Records with drawing code
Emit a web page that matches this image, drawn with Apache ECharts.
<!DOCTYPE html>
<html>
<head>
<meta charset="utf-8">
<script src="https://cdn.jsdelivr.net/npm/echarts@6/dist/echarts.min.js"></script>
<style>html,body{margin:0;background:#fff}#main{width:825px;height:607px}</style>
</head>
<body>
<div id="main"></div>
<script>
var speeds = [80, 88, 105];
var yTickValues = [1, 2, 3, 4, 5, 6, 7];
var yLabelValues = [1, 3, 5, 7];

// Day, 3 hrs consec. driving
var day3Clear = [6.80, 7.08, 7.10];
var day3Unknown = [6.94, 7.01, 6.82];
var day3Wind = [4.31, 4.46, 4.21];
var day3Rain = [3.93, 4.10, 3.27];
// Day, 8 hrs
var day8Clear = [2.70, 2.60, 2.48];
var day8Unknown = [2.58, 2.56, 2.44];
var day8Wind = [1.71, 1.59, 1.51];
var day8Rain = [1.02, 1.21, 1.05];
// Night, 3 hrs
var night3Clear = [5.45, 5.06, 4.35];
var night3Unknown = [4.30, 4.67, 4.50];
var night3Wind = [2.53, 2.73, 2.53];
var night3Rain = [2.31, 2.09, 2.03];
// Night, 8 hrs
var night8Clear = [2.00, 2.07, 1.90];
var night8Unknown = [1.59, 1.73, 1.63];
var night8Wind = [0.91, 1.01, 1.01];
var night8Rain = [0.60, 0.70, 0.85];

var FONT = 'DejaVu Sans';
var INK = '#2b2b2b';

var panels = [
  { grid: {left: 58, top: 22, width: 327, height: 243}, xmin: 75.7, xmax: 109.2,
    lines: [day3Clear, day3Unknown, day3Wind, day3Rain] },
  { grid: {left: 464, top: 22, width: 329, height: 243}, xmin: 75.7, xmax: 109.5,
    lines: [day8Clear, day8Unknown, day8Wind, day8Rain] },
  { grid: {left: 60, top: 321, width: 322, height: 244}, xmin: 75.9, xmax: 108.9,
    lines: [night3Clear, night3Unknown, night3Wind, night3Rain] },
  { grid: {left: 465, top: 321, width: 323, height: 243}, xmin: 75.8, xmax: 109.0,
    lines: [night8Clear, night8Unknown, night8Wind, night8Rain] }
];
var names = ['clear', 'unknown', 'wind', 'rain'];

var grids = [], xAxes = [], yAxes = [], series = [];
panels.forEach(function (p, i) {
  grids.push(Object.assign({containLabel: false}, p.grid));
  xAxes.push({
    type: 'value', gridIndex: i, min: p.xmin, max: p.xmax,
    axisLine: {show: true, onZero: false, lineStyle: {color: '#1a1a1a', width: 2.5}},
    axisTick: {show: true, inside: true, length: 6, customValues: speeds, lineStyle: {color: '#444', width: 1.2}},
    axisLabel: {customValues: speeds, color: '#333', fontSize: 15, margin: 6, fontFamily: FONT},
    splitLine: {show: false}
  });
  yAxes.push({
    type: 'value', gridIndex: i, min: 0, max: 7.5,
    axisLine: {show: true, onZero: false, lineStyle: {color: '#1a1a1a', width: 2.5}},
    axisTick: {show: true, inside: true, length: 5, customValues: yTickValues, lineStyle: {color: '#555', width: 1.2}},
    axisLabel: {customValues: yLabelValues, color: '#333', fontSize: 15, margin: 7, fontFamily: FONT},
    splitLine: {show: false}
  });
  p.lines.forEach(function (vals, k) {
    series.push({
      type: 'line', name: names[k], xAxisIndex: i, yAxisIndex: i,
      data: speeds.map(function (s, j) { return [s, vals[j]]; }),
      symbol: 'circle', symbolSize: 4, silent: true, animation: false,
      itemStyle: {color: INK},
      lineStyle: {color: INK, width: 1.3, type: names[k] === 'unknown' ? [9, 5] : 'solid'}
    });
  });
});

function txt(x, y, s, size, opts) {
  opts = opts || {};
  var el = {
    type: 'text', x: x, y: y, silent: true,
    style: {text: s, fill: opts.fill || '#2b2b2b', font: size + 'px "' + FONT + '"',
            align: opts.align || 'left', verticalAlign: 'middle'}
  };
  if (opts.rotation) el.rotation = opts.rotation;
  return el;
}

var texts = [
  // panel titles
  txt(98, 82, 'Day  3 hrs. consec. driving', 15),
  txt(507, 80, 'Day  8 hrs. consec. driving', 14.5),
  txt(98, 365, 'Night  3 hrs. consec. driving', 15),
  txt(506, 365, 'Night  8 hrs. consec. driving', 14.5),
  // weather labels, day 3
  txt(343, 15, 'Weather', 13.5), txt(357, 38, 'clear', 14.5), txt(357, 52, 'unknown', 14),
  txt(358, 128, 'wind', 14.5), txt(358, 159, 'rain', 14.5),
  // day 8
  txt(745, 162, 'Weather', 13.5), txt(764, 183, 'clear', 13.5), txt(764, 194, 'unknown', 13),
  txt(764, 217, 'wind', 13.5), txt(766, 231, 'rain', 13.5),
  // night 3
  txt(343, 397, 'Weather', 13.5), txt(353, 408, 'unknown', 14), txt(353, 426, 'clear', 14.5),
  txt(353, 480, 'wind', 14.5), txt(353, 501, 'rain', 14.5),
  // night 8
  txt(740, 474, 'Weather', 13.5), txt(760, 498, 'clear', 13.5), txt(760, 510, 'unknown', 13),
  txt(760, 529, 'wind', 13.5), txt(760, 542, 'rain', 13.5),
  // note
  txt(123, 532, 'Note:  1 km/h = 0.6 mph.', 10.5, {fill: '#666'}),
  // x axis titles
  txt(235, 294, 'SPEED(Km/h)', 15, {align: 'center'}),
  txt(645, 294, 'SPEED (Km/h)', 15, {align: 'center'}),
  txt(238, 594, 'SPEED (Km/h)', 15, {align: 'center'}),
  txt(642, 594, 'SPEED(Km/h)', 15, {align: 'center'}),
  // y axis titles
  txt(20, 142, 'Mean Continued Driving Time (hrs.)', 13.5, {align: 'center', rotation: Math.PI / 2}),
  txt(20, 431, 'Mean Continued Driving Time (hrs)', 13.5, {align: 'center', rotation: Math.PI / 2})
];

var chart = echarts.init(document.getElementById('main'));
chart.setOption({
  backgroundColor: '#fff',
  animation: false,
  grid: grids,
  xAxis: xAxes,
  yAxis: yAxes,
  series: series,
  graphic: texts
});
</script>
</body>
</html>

* * *

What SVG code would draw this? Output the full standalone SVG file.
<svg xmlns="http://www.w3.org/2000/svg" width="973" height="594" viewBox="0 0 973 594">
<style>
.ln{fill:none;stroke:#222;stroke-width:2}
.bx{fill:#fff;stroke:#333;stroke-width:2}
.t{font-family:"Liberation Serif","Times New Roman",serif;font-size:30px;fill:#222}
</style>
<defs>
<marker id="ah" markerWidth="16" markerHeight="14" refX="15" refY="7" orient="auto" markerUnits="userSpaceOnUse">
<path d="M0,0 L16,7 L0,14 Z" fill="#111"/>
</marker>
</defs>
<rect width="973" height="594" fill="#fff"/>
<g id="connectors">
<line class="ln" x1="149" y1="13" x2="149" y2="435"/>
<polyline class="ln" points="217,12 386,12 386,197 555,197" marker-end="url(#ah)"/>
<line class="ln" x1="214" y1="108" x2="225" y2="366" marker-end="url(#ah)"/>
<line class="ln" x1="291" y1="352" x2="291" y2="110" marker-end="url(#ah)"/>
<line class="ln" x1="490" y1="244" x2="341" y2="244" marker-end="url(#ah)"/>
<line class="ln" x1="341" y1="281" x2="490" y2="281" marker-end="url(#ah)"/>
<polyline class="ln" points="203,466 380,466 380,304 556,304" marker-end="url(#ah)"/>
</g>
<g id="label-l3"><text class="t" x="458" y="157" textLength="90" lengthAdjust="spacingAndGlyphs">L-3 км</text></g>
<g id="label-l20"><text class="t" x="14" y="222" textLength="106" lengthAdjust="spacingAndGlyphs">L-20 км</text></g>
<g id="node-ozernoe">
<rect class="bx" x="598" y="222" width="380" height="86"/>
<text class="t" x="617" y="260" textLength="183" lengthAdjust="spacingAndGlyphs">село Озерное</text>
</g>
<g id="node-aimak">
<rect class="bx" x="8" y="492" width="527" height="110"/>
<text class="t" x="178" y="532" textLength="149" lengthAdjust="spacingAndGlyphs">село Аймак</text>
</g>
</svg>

**Work to be completed:** The lines to be given again exactly are those from the one containing "Emit a web page" up to and including the one containing "var INK = '#2b2b2b';".

**The result:**
Emit a web page that matches this image, drawn with Apache ECharts.
<!DOCTYPE html>
<html>
<head>
<meta charset="utf-8">
<script src="https://cdn.jsdelivr.net/npm/echarts@6/dist/echarts.min.js"></script>
<style>html,body{margin:0;background:#fff}#main{width:825px;height:607px}</style>
</head>
<body>
<div id="main"></div>
<script>
var speeds = [80, 88, 105];
var yTickValues = [1, 2, 3, 4, 5, 6, 7];
var yLabelValues = [1, 3, 5, 7];

// Day, 3 hrs consec. driving
var day3Clear = [6.80, 7.08, 7.10];
var day3Unknown = [6.94, 7.01, 6.82];
var day3Wind = [4.31, 4.46, 4.21];
var day3Rain = [3.93, 4.10, 3.27];
// Day, 8 hrs
var day8Clear = [2.70, 2.60, 2.48];
var day8Unknown = [2.58, 2.56, 2.44];
var day8Wind = [1.71, 1.59, 1.51];
var day8Rain = [1.02, 1.21, 1.05];
// Night, 3 hrs
var night3Clear = [5.45, 5.06, 4.35];
var night3Unknown = [4.30, 4.67, 4.50];
var night3Wind = [2.53, 2.73, 2.53];
var night3Rain = [2.31, 2.09, 2.03];
// Night, 8 hrs
var night8Clear = [2.00, 2.07, 1.90];
var night8Unknown = [1.59, 1.73, 1.63];
var night8Wind = [0.91, 1.01, 1.01];
var night8Rain = [0.60, 0.70, 0.85];

var FONT = 'DejaVu Sans';
var INK = '#2b2b2b';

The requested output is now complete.